Mallory v. Norfolk Southern Railway Co.
Robert Mallory, a railway worker from Virginia, sued Norfolk Southern in Pennsylvania, claiming that the company caused his exposure to toxic materials that caused his cancer. The state court ruled that it lacked jurisdiction over the company. The state court rejected Mallory’s contention that the company had agreed to be sued in Pennsylvania when it registered to do business in the state. Lynn Pinker’s Coale said, “The Mallory case about whether registering to do business in a state makes you subject to jurisdiction there is a really important, basic issue about personal jurisdiction that SCOTUS has managed to dodge for decades, and which really needs an answer. The law is foggy enough about personal jurisdiction already without that issue sitting there undecided.” The case will be argued Nov. 8.

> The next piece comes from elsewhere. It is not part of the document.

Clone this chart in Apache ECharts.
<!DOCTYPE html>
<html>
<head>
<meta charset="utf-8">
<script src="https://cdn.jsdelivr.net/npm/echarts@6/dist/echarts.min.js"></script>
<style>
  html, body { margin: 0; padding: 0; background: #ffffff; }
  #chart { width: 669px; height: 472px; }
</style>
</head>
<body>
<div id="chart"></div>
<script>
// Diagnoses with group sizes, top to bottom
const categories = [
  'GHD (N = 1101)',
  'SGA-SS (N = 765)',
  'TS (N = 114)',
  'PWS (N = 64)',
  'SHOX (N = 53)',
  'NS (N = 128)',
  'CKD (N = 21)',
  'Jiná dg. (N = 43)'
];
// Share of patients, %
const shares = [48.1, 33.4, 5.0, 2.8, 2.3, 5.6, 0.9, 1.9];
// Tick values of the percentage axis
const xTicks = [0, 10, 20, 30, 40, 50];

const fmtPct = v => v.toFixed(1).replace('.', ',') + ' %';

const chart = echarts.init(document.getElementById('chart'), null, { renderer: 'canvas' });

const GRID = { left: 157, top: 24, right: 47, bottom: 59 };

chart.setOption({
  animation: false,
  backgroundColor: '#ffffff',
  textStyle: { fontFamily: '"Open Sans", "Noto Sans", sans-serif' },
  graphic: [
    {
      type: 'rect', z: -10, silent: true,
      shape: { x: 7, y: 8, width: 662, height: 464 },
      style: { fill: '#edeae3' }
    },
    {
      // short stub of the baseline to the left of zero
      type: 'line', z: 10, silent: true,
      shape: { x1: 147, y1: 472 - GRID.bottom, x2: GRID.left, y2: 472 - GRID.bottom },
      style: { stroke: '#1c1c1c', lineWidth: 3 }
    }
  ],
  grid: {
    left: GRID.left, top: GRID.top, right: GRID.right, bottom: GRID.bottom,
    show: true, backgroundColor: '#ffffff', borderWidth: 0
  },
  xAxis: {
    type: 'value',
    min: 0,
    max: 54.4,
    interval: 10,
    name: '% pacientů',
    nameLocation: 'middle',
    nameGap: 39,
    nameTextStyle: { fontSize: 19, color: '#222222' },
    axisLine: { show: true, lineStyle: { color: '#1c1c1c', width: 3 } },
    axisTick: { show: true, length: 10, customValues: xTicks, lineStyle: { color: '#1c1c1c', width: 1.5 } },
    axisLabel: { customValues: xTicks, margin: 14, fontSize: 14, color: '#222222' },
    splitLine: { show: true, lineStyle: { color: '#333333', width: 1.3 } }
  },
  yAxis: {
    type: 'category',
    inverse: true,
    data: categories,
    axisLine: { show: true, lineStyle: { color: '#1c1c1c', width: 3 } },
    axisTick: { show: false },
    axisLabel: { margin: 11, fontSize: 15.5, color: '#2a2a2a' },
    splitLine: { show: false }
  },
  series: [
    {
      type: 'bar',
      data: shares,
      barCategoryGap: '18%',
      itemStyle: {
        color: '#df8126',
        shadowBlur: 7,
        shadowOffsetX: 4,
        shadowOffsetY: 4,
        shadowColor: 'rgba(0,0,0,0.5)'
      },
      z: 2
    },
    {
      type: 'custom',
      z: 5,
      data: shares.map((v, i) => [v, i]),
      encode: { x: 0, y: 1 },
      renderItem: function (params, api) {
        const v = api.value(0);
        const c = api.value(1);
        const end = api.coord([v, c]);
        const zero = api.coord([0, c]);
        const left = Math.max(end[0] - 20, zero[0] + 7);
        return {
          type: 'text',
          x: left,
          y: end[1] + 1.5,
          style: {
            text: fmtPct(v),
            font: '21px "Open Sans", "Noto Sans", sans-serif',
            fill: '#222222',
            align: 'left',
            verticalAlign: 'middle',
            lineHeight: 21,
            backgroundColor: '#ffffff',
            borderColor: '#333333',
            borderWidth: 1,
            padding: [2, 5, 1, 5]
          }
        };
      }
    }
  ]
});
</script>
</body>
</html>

Securities and Exchange Commission v. Cochran
In this case, set to be argued Nov. 7, the issue is whether federal district courts have the power to consider claims challenging the constitutionality of the SEC’s administrative law proceedings. The case was brought by accountant Michelle Cochran who was fined by the SEC for not complying with auditing standards. She went to a federal district court in Texas instead of an ALJ. A ruling by the Fifth Circuit stated that it was okay to go first to the district court rather than following SEC procedures. The Chamber of Commerce agreed, asserting that costly SEC proceedings “can pose an existential threat to business operations.” Coale said, “I’m very interested in SEC v. Cochran, where there were a range of opinions on the Fifth Circuit – a majority, a strong concurrence that broadly criticized the administrative state and dissent – to see how ‘in step’ the Fifth Circuit is with the Roberts court as presently constituted.”